Calangute’s sarpanch, Joseph Sequeira, explained that the decision was made after observing groups of tourists arriving in packed vehicles, littering the beach, and leaving without cleaning up. The tax, if approved, could be implemented as early as October, coinciding with the start of Goa’s high tourist season. This initiative may set a precedent for other beaches and villages in Goa to adopt similar measures.

The proposed tax highlights broader issues of resentment towards tourists and settlers in Goa. The influx of tourists has not only impacted the beaches but also riverfronts, paddy fields, and historic sites, often featured in social media posts. The popular Parra Coconut Road, made famous by the 2016 film ‘Dear Zindagi’, has become a hotspot for tourists, causing disruptions for local residents.
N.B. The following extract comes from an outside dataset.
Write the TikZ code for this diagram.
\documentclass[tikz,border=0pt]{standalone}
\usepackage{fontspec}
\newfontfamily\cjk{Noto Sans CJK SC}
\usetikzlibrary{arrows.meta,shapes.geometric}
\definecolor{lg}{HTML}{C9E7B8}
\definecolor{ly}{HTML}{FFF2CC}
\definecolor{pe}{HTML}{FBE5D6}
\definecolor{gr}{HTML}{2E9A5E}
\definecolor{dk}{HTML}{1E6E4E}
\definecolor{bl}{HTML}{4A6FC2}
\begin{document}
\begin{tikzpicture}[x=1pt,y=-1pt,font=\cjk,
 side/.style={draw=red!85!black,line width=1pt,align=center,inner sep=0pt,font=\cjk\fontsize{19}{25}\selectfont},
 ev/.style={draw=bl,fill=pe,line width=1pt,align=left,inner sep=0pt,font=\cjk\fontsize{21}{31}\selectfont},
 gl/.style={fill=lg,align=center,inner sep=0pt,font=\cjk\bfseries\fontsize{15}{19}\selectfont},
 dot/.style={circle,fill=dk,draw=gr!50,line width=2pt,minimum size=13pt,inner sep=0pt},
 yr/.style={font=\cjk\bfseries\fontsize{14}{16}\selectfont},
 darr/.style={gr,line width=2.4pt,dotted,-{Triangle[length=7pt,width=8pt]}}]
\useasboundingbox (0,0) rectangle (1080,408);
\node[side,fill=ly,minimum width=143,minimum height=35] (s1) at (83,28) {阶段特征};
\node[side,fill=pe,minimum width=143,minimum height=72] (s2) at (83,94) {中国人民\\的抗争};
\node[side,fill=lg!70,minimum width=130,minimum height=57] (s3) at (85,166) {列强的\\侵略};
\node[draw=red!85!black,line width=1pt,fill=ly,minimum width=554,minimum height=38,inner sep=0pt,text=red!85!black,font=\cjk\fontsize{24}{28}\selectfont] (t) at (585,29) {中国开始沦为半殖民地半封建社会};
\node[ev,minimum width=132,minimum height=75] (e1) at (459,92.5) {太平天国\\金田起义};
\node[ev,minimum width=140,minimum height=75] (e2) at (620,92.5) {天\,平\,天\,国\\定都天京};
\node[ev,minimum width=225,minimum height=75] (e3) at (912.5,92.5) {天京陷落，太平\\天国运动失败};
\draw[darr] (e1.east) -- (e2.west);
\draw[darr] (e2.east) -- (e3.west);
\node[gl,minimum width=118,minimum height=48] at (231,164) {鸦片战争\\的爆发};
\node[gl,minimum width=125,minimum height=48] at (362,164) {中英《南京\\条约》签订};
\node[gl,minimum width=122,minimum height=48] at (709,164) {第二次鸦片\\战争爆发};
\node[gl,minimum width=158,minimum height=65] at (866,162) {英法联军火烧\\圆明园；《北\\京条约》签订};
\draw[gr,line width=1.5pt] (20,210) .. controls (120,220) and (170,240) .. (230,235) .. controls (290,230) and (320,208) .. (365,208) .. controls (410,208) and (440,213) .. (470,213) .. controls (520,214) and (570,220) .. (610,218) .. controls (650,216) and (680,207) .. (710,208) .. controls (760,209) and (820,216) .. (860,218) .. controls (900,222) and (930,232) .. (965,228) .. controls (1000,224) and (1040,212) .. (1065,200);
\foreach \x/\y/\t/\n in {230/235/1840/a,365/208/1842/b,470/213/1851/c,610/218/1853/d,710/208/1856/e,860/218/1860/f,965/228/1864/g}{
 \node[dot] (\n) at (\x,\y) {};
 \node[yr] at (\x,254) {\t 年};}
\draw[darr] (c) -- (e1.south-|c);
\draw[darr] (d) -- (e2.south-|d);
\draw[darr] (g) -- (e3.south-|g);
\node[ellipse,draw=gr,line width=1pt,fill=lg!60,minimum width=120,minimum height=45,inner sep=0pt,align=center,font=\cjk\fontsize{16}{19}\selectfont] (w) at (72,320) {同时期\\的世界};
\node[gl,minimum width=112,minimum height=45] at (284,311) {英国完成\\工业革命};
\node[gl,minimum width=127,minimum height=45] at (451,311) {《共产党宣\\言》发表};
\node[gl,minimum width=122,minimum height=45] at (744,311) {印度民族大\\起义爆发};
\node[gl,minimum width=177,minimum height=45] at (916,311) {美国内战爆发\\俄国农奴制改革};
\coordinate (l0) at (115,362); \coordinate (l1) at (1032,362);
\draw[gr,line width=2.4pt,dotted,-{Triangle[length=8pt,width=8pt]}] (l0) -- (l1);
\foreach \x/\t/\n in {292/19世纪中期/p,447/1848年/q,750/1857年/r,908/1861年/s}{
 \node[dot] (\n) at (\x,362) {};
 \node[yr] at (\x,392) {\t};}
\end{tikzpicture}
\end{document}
Locals frequently find themselves navigating through crowds of tourists, wedding photo shoots, and social media influencers blocking public roads. This frustration is echoed across Goa, where residents grapple with the negative impacts of tourism on their daily lives. 
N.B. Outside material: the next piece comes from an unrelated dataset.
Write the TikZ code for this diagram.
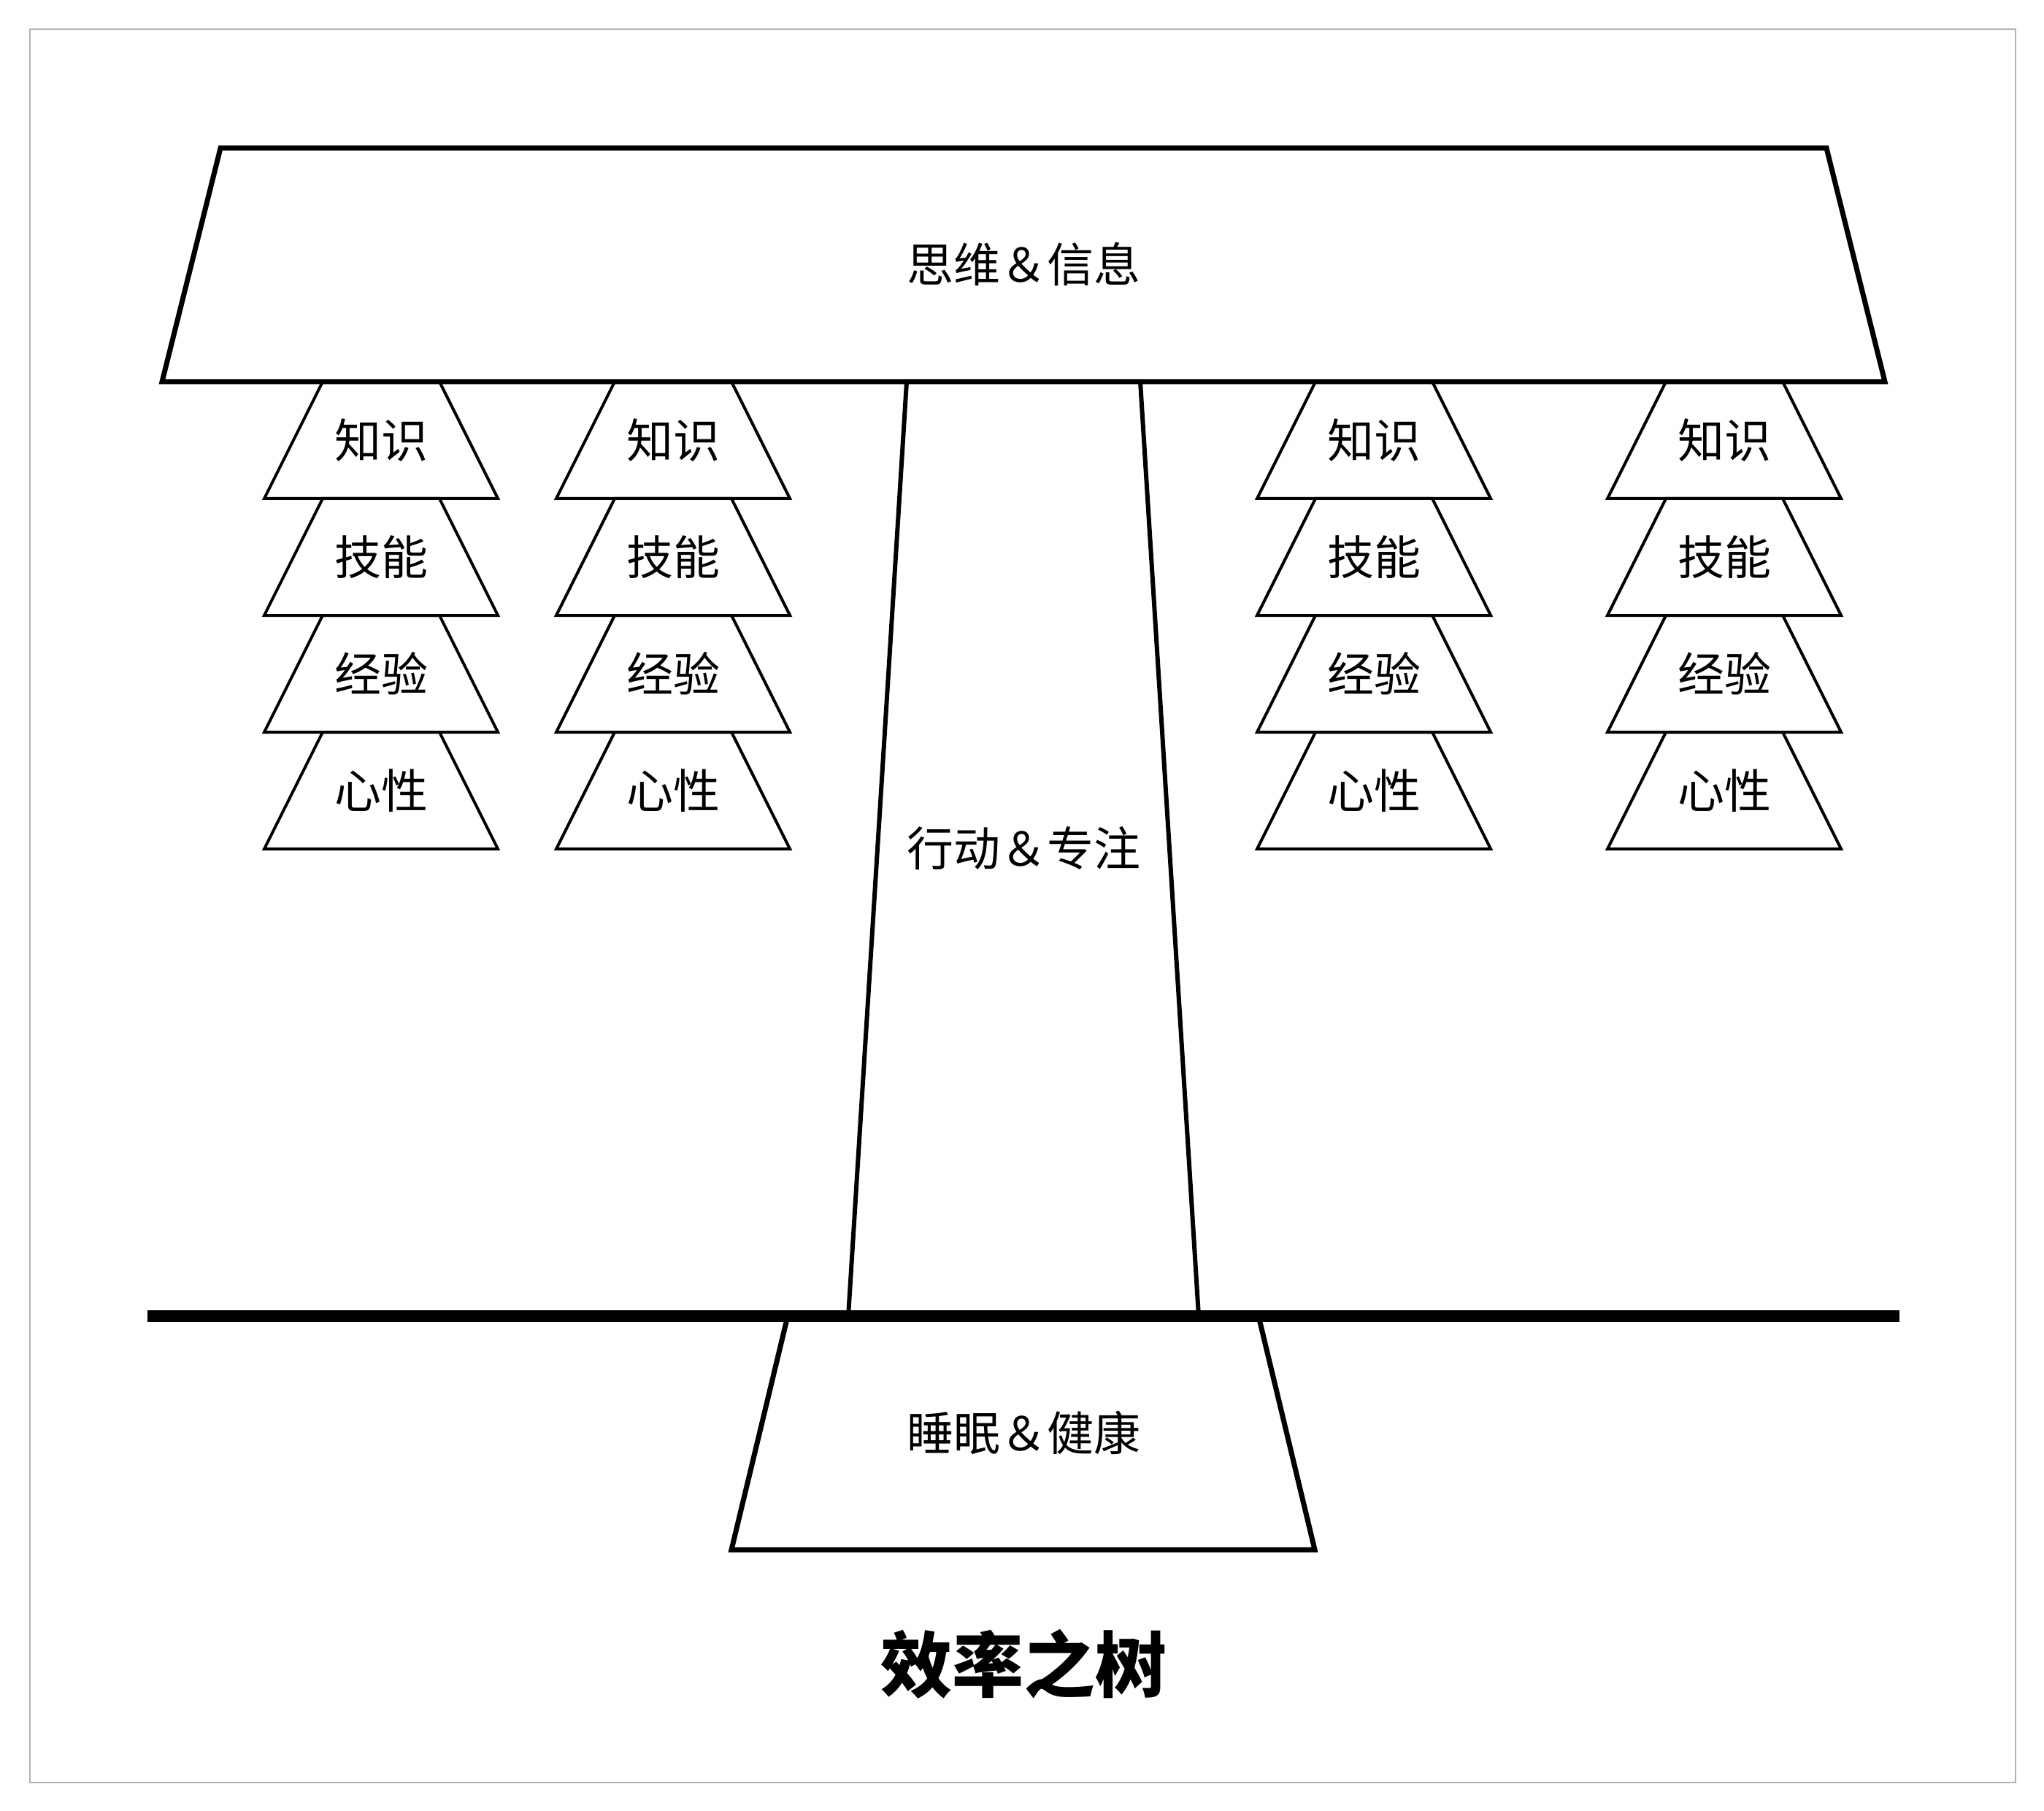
\documentclass[tikz,border=0pt]{standalone}
\usepackage{fontspec}
\setmainfont{Noto Sans CJK SC}
\begin{document}
\begin{tikzpicture}[x=0.25pt,y=-0.25pt,
  frame/.style={draw=black!30, line width=0.6pt},
  crown/.style={draw=black, line width=1.75pt, line join=miter},
  trunkpart/.style={draw=black, line width=1.5pt, line join=miter},
  rootpart/.style={draw=black, line width=1.75pt, line join=miter},
  ground/.style={draw=black, line width=4pt},
  leaf/.style={draw=black, line width=1pt, line join=miter},
  lbl/.style={inner sep=0pt, font=\fontsize{16pt}{16pt}\selectfont},
  ttl/.style={inner sep=0pt, font=\fontsize{24.5pt}{24.5pt}\selectfont\bfseries}]
  % page and frame
  \useasboundingbox (0,0) rectangle (2800,2480);
  \fill[white] (0,0) rectangle (2800,2480);
  \draw[frame] (41,40) rectangle (2761,2442);

  % leaves hanging from the crown: four stacked trapezia per column
  \foreach \cx [count=\c] in {522,922,1882,2362} {
    \foreach \txt [count=\r] in {知识,技能,经验,心性} {
      \pgfmathsetmacro{\ytop}{523+160*(\r-1)}
      \pgfmathsetmacro{\ybot}{\ytop+160}
      \draw[leaf] (\cx-80,\ytop) -- (\cx+80,\ytop) -- (\cx+160,\ybot) -- (\cx-160,\ybot) -- cycle;
      \node[lbl] (leaf-\c-\r) at (\cx,\ytop+80) {\txt};
    }
  }

  % trunk
  \draw[trunkpart] (1242,523) -- (1562,523) -- (1642,1803) -- (1162,1803) -- cycle;
  \node[lbl] (trunk) at (1402,1162) {行动＆专注};

  % crown
  \draw[crown] (302,203) -- (2502,203) -- (2582,523) -- (222,523) -- cycle;
  \node[lbl] (crown) at (1402,362) {思维＆信息};

  % root
  \draw[rootpart] (1079,1803) -- (1724,1803) -- (1801,2123) -- (1002,2123) -- cycle;
  \node[lbl] (root) at (1402,1963) {睡眠＆健康};

  % ground line
  \coordinate (gl) at (202,1803);
  \coordinate (gr) at (2602,1803);
  \draw[ground] (gl) -- (gr);

  % title
  \node[ttl] (title) at (1402,2280) {效率之树};
\end{tikzpicture}
\end{document}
Tourists are often criticized for their behavior, with instances of littering, vandalism, and inappropriate conduct being common complaints. In North Goa, tranquil neighborhoods have seen an increase in litter and noise, while Panaji’s Mandovi River area struggles with disturbances from casino workers and patrons.

The resentment extends beyond tourists to include those who have moved to Goa, such as wealthy individuals from Delhi and Mumbai, and lower-income migrants. This has led to rising property prices and environmental degradation, causing tension among different groups. 

The proposed tourist tax in Calangute is seen as a step towards holding tourists accountable for their impact. However, it also underscores the need for a more nuanced understanding of migration and movement. As Pakistani author Mohsin Hamid noted in his 2019 essay for *National Geographic*, “In the 21st Century, We are All Migrants.” Recognizing the inherent movement of people in search of better opportunities can help foster coexistence between residents and visitors.

The Calangute panchayat’s initiative is a reminder of the challenges faced by popular tourist destinations in balancing the influx of visitors with the needs of local communities. By implementing measures like the tourist tax, Goa aims to preserve its environment and heritage while ensuring that tourism remains sustainable and respectful of local life.